#### DATASET RECORDS ####

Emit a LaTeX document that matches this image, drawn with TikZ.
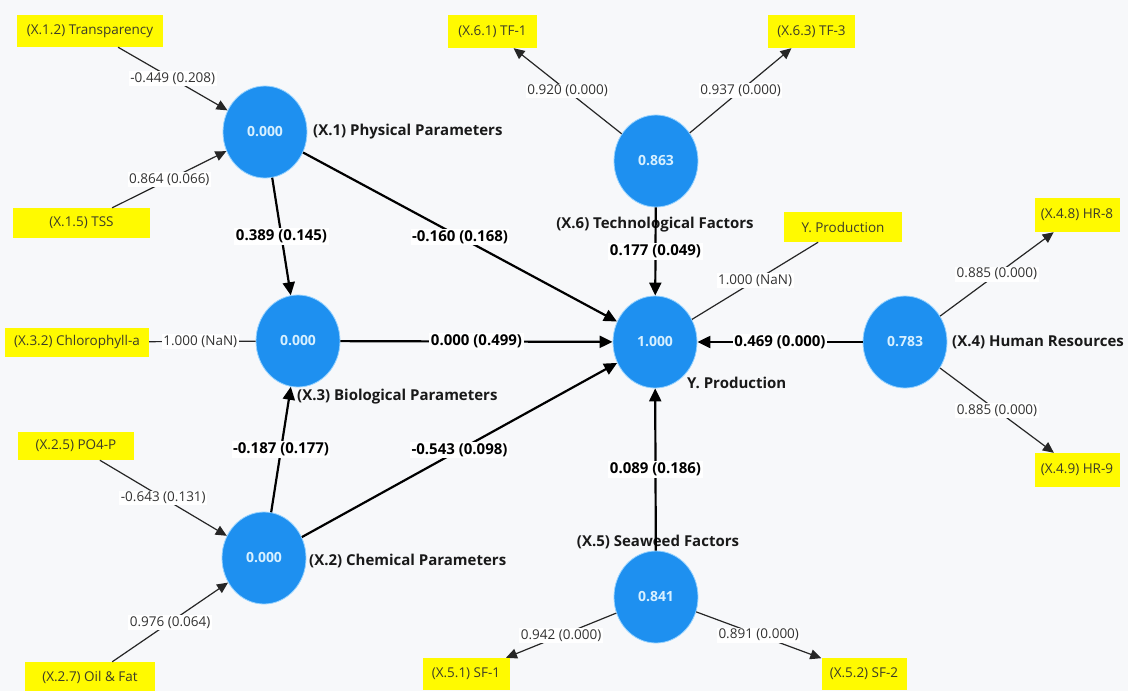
\documentclass[tikz,border=0pt]{standalone}
\usepackage{fontspec}
\setmainfont{Open Sans}
\usetikzlibrary{shapes.geometric,arrows.meta}
\definecolor{bgc}{RGB}{247,248,250}
\definecolor{lvblue}{RGB}{30,144,240}
\definecolor{lvedge}{RGB}{150,210,255}
\definecolor{lvtext}{RGB}{215,240,255}
\definecolor{indyellow}{RGB}{255,250,0}
\definecolor{indtext}{RGB}{60,60,40}
\definecolor{labtext}{RGB}{50,50,50}
\tikzset{
  lv/.style={ellipse, minimum width=84pt, minimum height=92pt, inner sep=0pt,
    fill=lvblue, draw=lvedge, line width=0.8pt, text=lvtext,
    font=\bfseries\fontsize{14}{16}\selectfont},
  ind/.style={rectangle, fill=indyellow, inner sep=0pt, text=indtext,
    font=\fontsize{13.5}{16}\selectfont},
  mv/.style={line width=1.2pt, draw=black!85},
  mvarr/.style={mv, -{Triangle[length=11pt,width=10pt]}},
  sp/.style={line width=2.2pt, draw=black, -{Triangle[length=13pt,width=12pt]}},
  mlab/.style={fill=white, inner sep=1.5pt, text=labtext,
    font=\fontsize{13.5}{16}\selectfont},
  slab/.style={fill=white, inner sep=1.5pt, text=black,
    font=\bfseries\fontsize{15}{17}\selectfont},
  lvname/.style={text=black!90, inner sep=0pt,
    font=\bfseries\fontsize{15}{17}\selectfont},
}
\begin{document}
\begin{tikzpicture}[x=1pt,y=-1pt]
\fill[bgc] (0,0) rectangle (1128,691);
\useasboundingbox (0,0) rectangle (1128,691);
\clip (0,0) rectangle (1128,691);

% construct name labels (under the lines)
\node[lvname, anchor=west] (n1) at (313,132) {(X.1) Physical Parameters};
\node[lvname, anchor=west] (n3) at (297,397) {(X.3) Biological Parameters};
\node[lvname, anchor=west] (n2) at (309,561) {(X.2) Chemical Parameters};
\node[lvname] (n6) at (655,225) {(X.6) Technological Factors};
\node[lvname, anchor=west] (ny) at (687,383) {Y. Production};
\node[lvname, anchor=west] (n4) at (952,342) {(X.4) Human Resources};
\node[lvname] (n5) at (658,542) {(X.5) Seaweed Factors};

% latent variables
\node[lv] (x1) at (265,132) {0.000};
\node[lv] (x3) at (298,341) {0.000};
\node[lv] (x2) at (264,558) {0.000};
\node[lv] (x6) at (656,161) {0.863};
\node[lv] (y)  at (655,342) {1.000};
\node[lv] (x4) at (905,342) {0.783};
\node[lv] (x5) at (656,597) {0.841};

% indicators
\node[ind, minimum width=146pt, minimum height=32pt] (t12) at (90,31) {(X.1.2) Transparency};
\node[ind, minimum width=137pt, minimum height=30pt] (t15) at (81.5,223) {(X.1.5) TSS};
\node[ind, minimum width=89pt, minimum height=33pt] (tf1) at (492.5,31.5) {(X.6.1) TF-1};
\node[ind, minimum width=87pt, minimum height=33pt] (tf3) at (811.5,31.5) {(X.6.3) TF-3};
\node[ind, minimum width=118pt, minimum height=30pt] (yp) at (843,227) {Y. Production};
\node[ind, minimum width=85pt, minimum height=34pt] (hr8) at (1077,215) {(X.4.8) HR-8};
\node[ind, minimum width=85pt, minimum height=34pt] (hr9) at (1077,470) {(X.4.9) HR-9};
\node[ind, minimum width=144pt, minimum height=29pt] (chl) at (77,342) {(X.3.2) Chlorophyll-a};
\node[ind, minimum width=116pt, minimum height=28pt] (po4) at (76,446) {(X.2.5) PO4-P};
\node[ind, minimum width=130pt, minimum height=30pt] (oil) at (90,677) {(X.2.7) Oil \& Fat};
\node[ind, minimum width=87pt, minimum height=32pt] (sf1) at (466,674) {(X.5.1) SF-1};
\node[ind, minimum width=85pt, minimum height=32pt] (sf2) at (864,674) {(X.5.2) SF-2};

% measurement model
\draw[mvarr] (t12) -- node[mlab] {-0.449 (0.208)} (x1);
\draw[mvarr] (t15) -- node[mlab] {0.864 (0.066)} (x1);
\draw[mvarr] (po4) -- node[mlab] {-0.643 (0.131)} (x2);
\draw[mvarr] (oil) -- node[mlab] {0.976 (0.064)} (x2);
\draw[mv] (chl) -- node[mlab, pos=0.48] {1.000 (NaN)} (x3);
\draw[mv] (yp) -- node[mlab] {1.000 (NaN)} (y);
\draw[mvarr] (x6) -- node[mlab] {0.920 (0.000)} (tf1);
\draw[mvarr] (x6) -- node[mlab] {0.937 (0.000)} (tf3);
\draw[mvarr] (x4) -- node[mlab] {0.885 (0.000)} (hr8);
\draw[mvarr] (x4) -- node[mlab] {0.885 (0.000)} (hr9);
\draw[mvarr] (x5) -- node[mlab] {0.942 (0.000)} (sf1);
\draw[mvarr] (x5) -- node[mlab] {0.891 (0.000)} (sf2);

% structural model
\draw[sp] (x1) -- node[slab] {0.389 (0.145)} (x3);
\draw[sp] (x1) -- node[slab] {-0.160 (0.168)} (y);
\draw[sp] (x3) -- node[slab] {0.000 (0.499)} (y);
\draw[sp] (x2) -- node[slab] {-0.187 (0.177)} (x3);
\draw[sp] (x2) -- node[slab] {-0.543 (0.098)} (y);
\draw[sp] (x6) -- node[slab] {0.177 (0.049)} (y);
\draw[sp] (x4) -- node[slab] {0.469 (0.000)} (y);
\draw[sp] (x5) -- node[slab] {0.089 (0.186)} (y);
\end{tikzpicture}
\end{document}
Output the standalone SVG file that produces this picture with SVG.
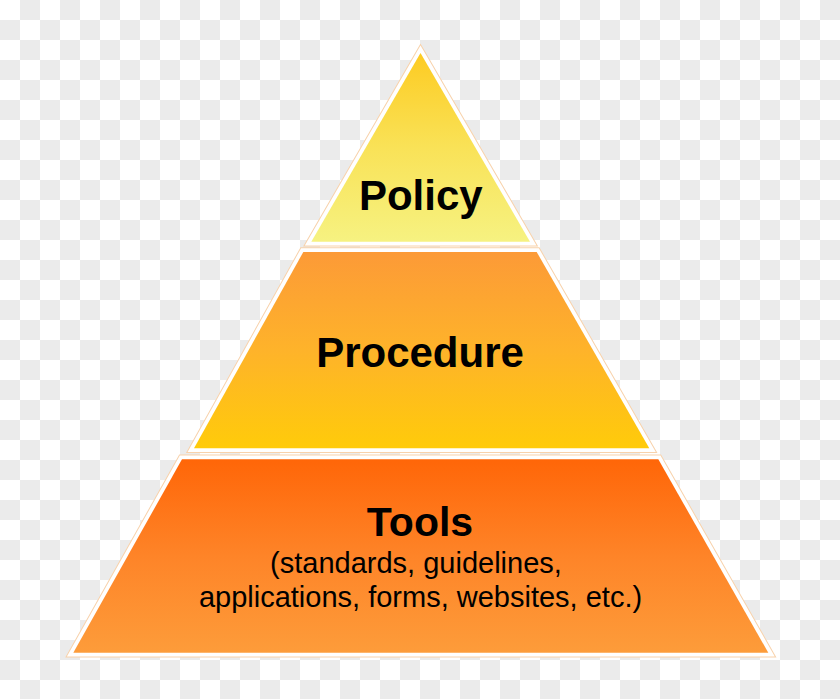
<svg xmlns="http://www.w3.org/2000/svg" width="840" height="699" viewBox="0 0 840 699">
  <defs>
    <pattern id="checker" patternUnits="userSpaceOnUse" x="0" y="0" width="40" height="40">
      <rect x="0" y="0" width="40" height="40" fill="#ffffff"/>
      <rect x="20" y="0" width="20" height="20" fill="#ebebeb"/>
      <rect x="0" y="20" width="20" height="20" fill="#ebebeb"/>
    </pattern>
    <linearGradient id="gTop" x1="0" y1="0" x2="0" y2="1">
      <stop offset="0" stop-color="#fdcb22"/>
      <stop offset="0.5" stop-color="#f9e257"/>
      <stop offset="1" stop-color="#f6f281"/>
    </linearGradient>
    <linearGradient id="gMid" x1="0" y1="0" x2="0" y2="1">
      <stop offset="0" stop-color="#fc9a37"/>
      <stop offset="0.5" stop-color="#feb32a"/>
      <stop offset="1" stop-color="#ffcb0a"/>
    </linearGradient>
    <linearGradient id="gBot" x1="0" y1="0" x2="0" y2="1">
      <stop offset="0" stop-color="#ff6608"/>
      <stop offset="0.5" stop-color="#fe8428"/>
      <stop offset="1" stop-color="#fd9c3a"/>
    </linearGradient>
  </defs>
  <style>
    .halo { fill: none; stroke: #f8d2ab; stroke-width: 9.5; stroke-linejoin: miter; }
    .rim { fill: none; stroke: #ffffff; stroke-width: 7.5; stroke-linejoin: miter; }
    .title { font-family: "Liberation Sans", Arial, sans-serif; font-weight: bold; fill: #000000; text-anchor: middle; }
    .sub { font-family: "Liberation Sans", Arial, sans-serif; font-weight: normal; fill: #000000; text-anchor: middle; font-size: 29px; }
  </style>

  <rect x="0" y="0" width="840" height="699" fill="url(#checker)"/>

  <g id="tier-tools">
    <polygon class="halo" points="182,459.3 658.3,459.3 768.3,652.7 73.3,652.7"/>
    <polygon class="rim" points="182,459.3 658.3,459.3 768.3,652.7 73.3,652.7"/>
    <polygon fill="url(#gBot)" points="182,459.3 658.3,459.3 768.3,652.7 73.3,652.7"/>
    <text class="title" x="420" y="536" font-size="41">Tools</text>
    <text class="sub" x="416" y="572.5">(standards, guidelines,</text>
    <text class="sub" x="420.5" y="606.7">applications, forms, websites, etc.)</text>
  </g>

  <g id="tier-procedure">
    <polygon class="halo" points="303.3,252 536.7,252 649.3,448.3 194,448.3"/>
    <polygon class="rim" points="303.3,252 536.7,252 649.3,448.3 194,448.3"/>
    <polygon fill="url(#gMid)" points="303.3,252 536.7,252 649.3,448.3 194,448.3"/>
    <text class="title" x="420" y="366.7" font-size="42">Procedure</text>
  </g>

  <g id="tier-policy">
    <polygon class="halo" points="420.5,53 530,241.7 311.3,241.7"/>
    <polygon class="rim" points="420.5,53 530,241.7 311.3,241.7"/>
    <polygon fill="url(#gTop)" points="420.5,53 530,241.7 311.3,241.7"/>
    <text class="title" x="420.8" y="210" font-size="42">Policy</text>
  </g>
</svg>
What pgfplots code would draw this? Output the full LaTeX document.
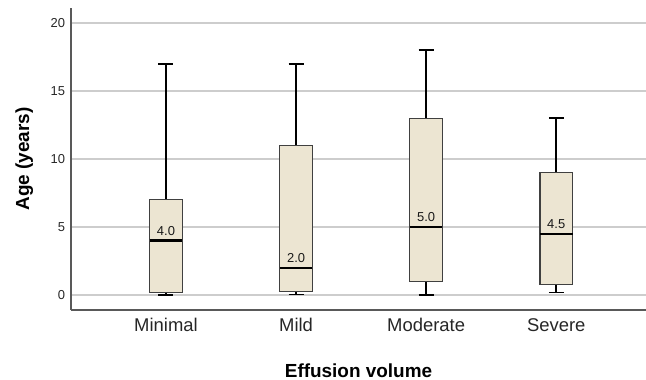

####

REQUIRED WORK
Return the lines exactly as they stand, from the start of the entries through the line holding "(x5) at (656,597)"; omit the pictures.

PROBLEM SOLUTION
Emit a LaTeX document that matches this image, drawn with TikZ.
\documentclass[tikz,border=0pt]{standalone}
\usepackage{fontspec}
\setmainfont{Open Sans}
\usetikzlibrary{shapes.geometric,arrows.meta}
\definecolor{bgc}{RGB}{247,248,250}
\definecolor{lvblue}{RGB}{30,144,240}
\definecolor{lvedge}{RGB}{150,210,255}
\definecolor{lvtext}{RGB}{215,240,255}
\definecolor{indyellow}{RGB}{255,250,0}
\definecolor{indtext}{RGB}{60,60,40}
\definecolor{labtext}{RGB}{50,50,50}
\tikzset{
  lv/.style={ellipse, minimum width=84pt, minimum height=92pt, inner sep=0pt,
    fill=lvblue, draw=lvedge, line width=0.8pt, text=lvtext,
    font=\bfseries\fontsize{14}{16}\selectfont},
  ind/.style={rectangle, fill=indyellow, inner sep=0pt, text=indtext,
    font=\fontsize{13.5}{16}\selectfont},
  mv/.style={line width=1.2pt, draw=black!85},
  mvarr/.style={mv, -{Triangle[length=11pt,width=10pt]}},
  sp/.style={line width=2.2pt, draw=black, -{Triangle[length=13pt,width=12pt]}},
  mlab/.style={fill=white, inner sep=1.5pt, text=labtext,
    font=\fontsize{13.5}{16}\selectfont},
  slab/.style={fill=white, inner sep=1.5pt, text=black,
    font=\bfseries\fontsize{15}{17}\selectfont},
  lvname/.style={text=black!90, inner sep=0pt,
    font=\bfseries\fontsize{15}{17}\selectfont},
}
\begin{document}
\begin{tikzpicture}[x=1pt,y=-1pt]
\fill[bgc] (0,0) rectangle (1128,691);
\useasboundingbox (0,0) rectangle (1128,691);
\clip (0,0) rectangle (1128,691);

% construct name labels (under the lines)
\node[lvname, anchor=west] (n1) at (313,132) {(X.1) Physical Parameters};
\node[lvname, anchor=west] (n3) at (297,397) {(X.3) Biological Parameters};
\node[lvname, anchor=west] (n2) at (309,561) {(X.2) Chemical Parameters};
\node[lvname] (n6) at (655,225) {(X.6) Technological Factors};
\node[lvname, anchor=west] (ny) at (687,383) {Y. Production};
\node[lvname, anchor=west] (n4) at (952,342) {(X.4) Human Resources};
\node[lvname] (n5) at (658,542) {(X.5) Seaweed Factors};

% latent variables
\node[lv] (x1) at (265,132) {0.000};
\node[lv] (x3) at (298,341) {0.000};
\node[lv] (x2) at (264,558) {0.000};
\node[lv] (x6) at (656,161) {0.863};
\node[lv] (y)  at (655,342) {1.000};
\node[lv] (x4) at (905,342) {0.783};
\node[lv] (x5) at (656,597) {0.841};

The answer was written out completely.